How are media owners making the most of video content?
The first session at FIPP’s Innovation Forum today in London highlighted some of the ways in which media owners are using video content to entertain, surprise and delight their audiences.
Hamish White, head of emerging platforms at News UK discussed how the company’s video strategy has developed as they have learned more about the audiences they’re delivering to.
Key video content categories are funny, sport, how to, music and news, said White. After producing VOD (video on demand) for some time, White gave the audience tips on things to look out for when producing content for their own businesses. “Video quality matters, but only to a point,” he said. “Film in plenty of light and keep the video in landscape mode.”
White spoke about video length, saying that while shorter videos are popular, easier to digest and more accessible on-the-go, there is evidence to suggest that people do watch longer videos (for example on a commute), so it might be worth producing different versions to suit viewers at different times of the day.
When thinking about who to put in front of the camera, White said that a video is more engaging if the speaker is “either passionate or an expert.” He went on to suggest that using celebrities does not always work, and that this is something to be aware of.
“VOD is going to be a bigger part of how people consume now,” said White. “The written word and pictures will be a supporting function around it. We have to let video enhance how we tell stories and make what we’ve done traditionally, even better,” he concluded.
Laura Rowley, VP video production and product, Meredith, USA, echoed White’s point about using celebrities to front videos: “We’ve had much more success with experts or brand editors,” she said.
Rowley presented an overview of Meredith’s video strategy, stressing how important promotion is. “We don’t shoot a video without knowing where it will be promoted from the outset. You can make the best video in the world, but if you don’t have a promotion strategy – forget it,” she said.
When deciding which videos to produce, Rowley said the decision is based on audience data. “We look at the most highly trafficked areas of our sites, and social sharing. All of these factors become the drivers for the content we produce.”
Meredith’s video strategy has doubled the number of views in the last year, and the company now achieves 40m views per month. On delivery platforms, Rowley said: “YouTube is an important distribution channel for us. It helps us reach new potential audiences, who are generally younger. This drives traffic to our site and enables us to capture feedback.”

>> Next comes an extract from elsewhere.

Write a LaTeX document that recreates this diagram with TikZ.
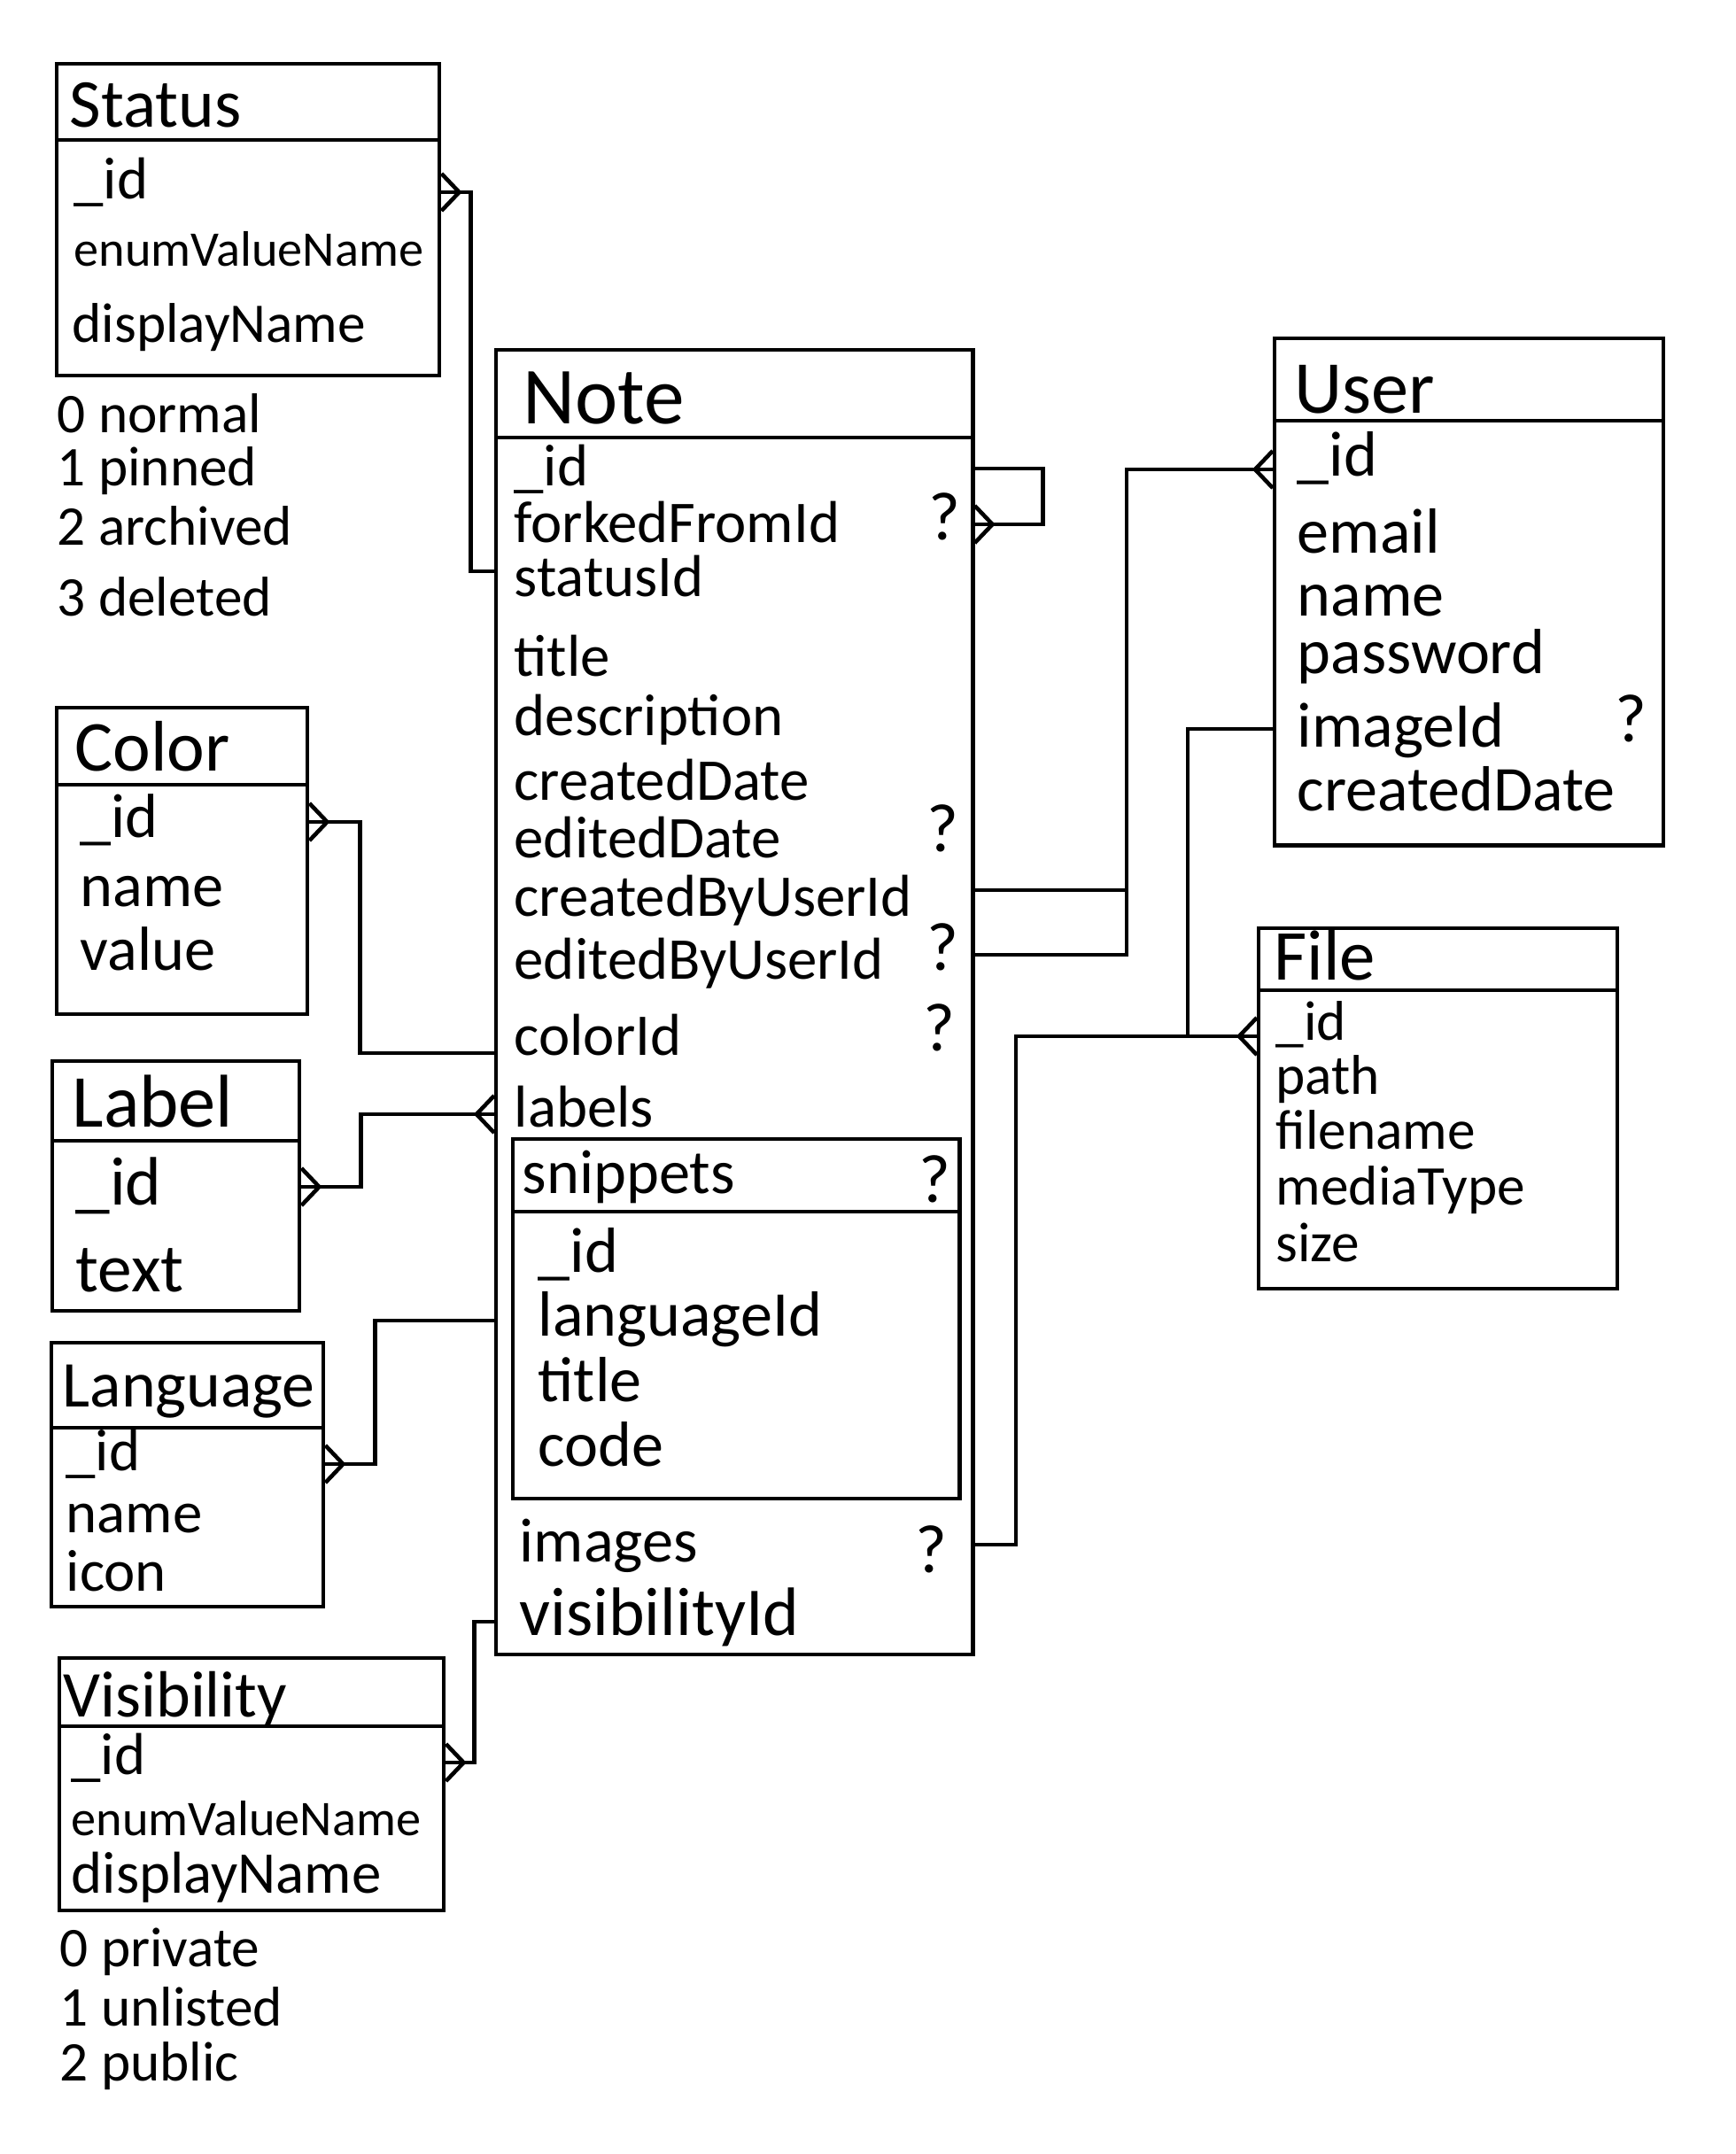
\documentclass[tikz,border=0pt]{standalone}
\usepackage{fontspec}
\setmainfont{Carlito}
\begin{document}
\begin{tikzpicture}[x=0.01cm, y=-0.01cm,
    ent/.style={draw, line width=1.2pt, inner sep=0pt, anchor=north west},
    sep/.style={line width=1.2pt},
    link/.style={line width=1.3pt},
    ttl/.style={anchor=base west, inner sep=0pt, font=\fontsize{24}{28}\selectfont},
    fld/.style={anchor=base west, inner sep=0pt, font=\fontsize{19}{22}\selectfont},
    fldsm/.style={fld, font=\fontsize{16}{19}\selectfont},
    ann/.style={fld, font=\fontsize{18}{21}\selectfont},
    opt/.style={anchor=base, inner sep=0pt, font=\fontsize{22}{26}\selectfont},
    pics/crow/.style={code={\draw[link] (0,-21) -- (20,0) -- (0,21);}}]

\useasboundingbox (0,0) rectangle (1960,2432);

% entity boxes
\node[ent, minimum width=4.32cm, minimum height=3.52cm] (status) at (62,70) {};
\node[ent, minimum width=5.38cm, minimum height=14.72cm] (note) at (558,393) {};
\node[ent, minimum width=5.04cm, minimum height=4.06cm] (snip) at (577,1284) {};
\node[ent, minimum width=4.39cm, minimum height=5.72cm] (user) at (1437,380) {};
\node[ent, minimum width=4.05cm, minimum height=4.07cm] (file) at (1419,1046) {};
\node[ent, minimum width=2.83cm, minimum height=3.46cm] (color) at (62,797) {};
\node[ent, minimum width=2.79cm, minimum height=2.82cm] (label) at (57,1196) {};
\node[ent, minimum width=3.07cm, minimum height=2.98cm] (lang) at (56,1514) {};
\node[ent, minimum width=4.34cm, minimum height=2.85cm] (visib) at (65,1870) {};

% title lines
\draw[sep] (status.west |- 0,158) -- (status.east |- 0,158);
\draw[sep] (note.west |- 0,494) -- (note.east |- 0,494);
\draw[sep] (snip.west |- 0,1368) -- (snip.east |- 0,1368);
\draw[sep] (user.west |- 0,475) -- (user.east |- 0,475);
\draw[sep] (file.west |- 0,1118) -- (file.east |- 0,1118);
\draw[sep] (color.west |- 0,886) -- (color.east |- 0,886);
\draw[sep] (label.west |- 0,1288) -- (label.east |- 0,1288);
\draw[sep] (lang.west |- 0,1612) -- (lang.east |- 0,1612);
\draw[sep] (visib.west |- 0,1949) -- (visib.east |- 0,1949);

% Status
\node[ttl, font=\fontsize{22}{26}\selectfont] (stT) at (78,143) {Status};
\node[fld] (st1) at (83,224) {\_id};
\node[fldsm] (st2) at (83,300) {enumValueName};
\node[fld, font=\fontsize{18}{22}\selectfont] (st3) at (81,386) {displayName};
\foreach \t/\y [count=\i] in {0 normal/488, 1 pinned/548, 2 archived/615, 3 deleted/695}
  \node[ann] (stv\i) at (64,\y) {\t};

% Note
\node[ttl, font=\fontsize{26}{30}\selectfont] (noT) at (590,478) {Note};
\foreach \t/\y [count=\i] in {\_id/548, forkedFromId/612, statusId/673, title/763,
    description/830, createdDate/903, editedDate/968, createdByUserId/1034,
    editedByUserId/1105, colorId/1191, labels/1272}
  \node[fld] (no\i) at (580,\y) {\t};
\node[opt] (noq1) at (1066,609) {?};
\node[opt] (noq2) at (1064,961) {?};
\node[opt] (noq3) at (1064,1095) {?};
\node[opt] (noq4) at (1060,1186) {?};
\node[fld, font=\fontsize{20}{24}\selectfont] (noI) at (586,1763) {images};
\node[opt] (noq6) at (1051,1775) {?};
\node[fld, font=\fontsize{22}{26}\selectfont] (noV) at (586,1846) {visibilityId};

% snippets
\node[fld, font=\fontsize{20}{24}\selectfont] (snT) at (589,1347) {snippets};
\node[opt] (noq5) at (1055,1357) {?};
\foreach \t/\y [count=\i] in {\_id/1436, languageId/1508, title/1582, code/1655}
  \node[fld, font=\fontsize{20.5}{24}\selectfont] (sn\i) at (607,\y) {\t};

% User
\node[ttl] (usT) at (1461,466) {User};
\foreach \t/\y [count=\i] in {\_id/537, email/624, name/695, password/760,
    imageId/843, createdDate/915}
  \node[fld, font=\fontsize{20.5}{24}\selectfont] (us\i) at (1464,\y) {\t};
\node[opt] (usq) at (1841,837) {?};

% File
\node[ttl, font=\fontsize{23}{27}\selectfont] (fiT) at (1438,1106) {File};
\foreach \t/\y [count=\i] in {\_id/1174, path/1235, filename/1297, mediaType/1360, size/1424}
  \node[fld, font=\fontsize{18}{21}\selectfont] (fi\i) at (1440,\y) {\t};

% Color
\node[ttl, font=\fontsize{23}{27}\selectfont] (coT) at (84,870) {Color};
\foreach \t/\y [count=\i] in {\_id/945, name/1023, value/1095}
  \node[fld, font=\fontsize{20}{24}\selectfont] (co\i) at (90,\y) {\t};

% Label
\node[ttl] (laT) at (81,1272) {Label};
\foreach \t/\y [count=\i] in {\_id/1360, text/1458}
  \node[fld, font=\fontsize{22}{26}\selectfont] (la\i) at (85,\y) {\t};

% Language
\node[ttl, font=\fontsize{21}{25}\selectfont] (lgT) at (70,1588) {Language};
\foreach \t/\y [count=\i] in {\_id/1660, name/1730, icon/1796}
  \node[fld] (lg\i) at (74,\y) {\t};

% Visibility
\node[ttl, font=\fontsize{21}{26}\selectfont] (viT) at (71,1938) {Visibility};
\node[fld] (vi1) at (80,2003) {\_id};
\node[fldsm] (vi2) at (80,2072) {enumValueName};
\node[fld, font=\fontsize{19}{22}\selectfont] (vi3) at (80,2137) {displayName};
\foreach \t/\y [count=\i] in {0 private/2220, 1 unlisted/2287, 2 public/2349}
  \node[ann] (viv\i) at (67,\y) {\t};

% relations
\coordinate (ujoin) at (1272,1005);
\coordinate (fjoin) at (1341,1170);

\draw[link] (status.east |- 0,217) -- ++(33,0) |- (note.west |- 0,645);
\pic at (status.east |- 0,217) {crow};

\draw[link] (note.east |- 0,529) -- ++(77,0) |- (note.east |- 0,592);
\pic at (note.east |- 0,592) {crow};

\draw[link] (user.west |- 0,530) -| (ujoin) |- (note.east |- 0,1078);
\draw[link] (note.east |- 0,1005) -- (ujoin);
\pic[xscale=-1] at (user.west |- 0,530) {crow};

\draw[link] (color.east |- 0,928) -- ++(57,0) |- (note.west |- 0,1189);
\pic at (color.east |- 0,928) {crow};

\draw[link] (label.east |- 0,1340) -- ++(67,0) |- (note.west |- 0,1258);
\pic at (label.east |- 0,1340) {crow};
\pic[xscale=-1] at (note.west |- 0,1258) {crow};

\draw[link] (lang.east |- 0,1653) -- ++(56,0) |- (note.west |- 0,1491);
\pic at (lang.east |- 0,1653) {crow};

\draw[link] (visib.east |- 0,1990) -- ++(32,0) |- (note.west |- 0,1831);
\pic at (visib.east |- 0,1990) {crow};

\draw[link] (file.west |- 0,1170) -- ++(-272,0) |- (note.east |- 0,1744);
\pic[xscale=-1] at (file.west |- 0,1170) {crow};

\draw[link] (user.west |- 0,823) -| (fjoin);
\end{tikzpicture}
\end{document}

Richard Beer, the session’s final speaker and creative director of the UK’s Cannes Lions award-winning agency, Don’t Panic, gave the audience tips on how best to use Vine, although began with the caveat: “It’s still a new platform and no-one really understands it yet!”
Beer said the city with highest number of Vines, is London. “Brands are getting into it in a big way,” he added.
Beer’s five commandments of Vine:
1.Stop collaborate and listen
5.Stay open minded
“It’s a unique medium, and users are only just starting to explore what they can do with comedy, special effects and loops. The difference with Vine, is that it’s a video viewing app where you don’t follow friends/celebrities, but people who make really good Vines – it’s a meritocracy.”
Beer said that magazine brands such as Wired are beginning to use Vine, and this will increase as we start to figure out how we measure its success (eg. shares, views).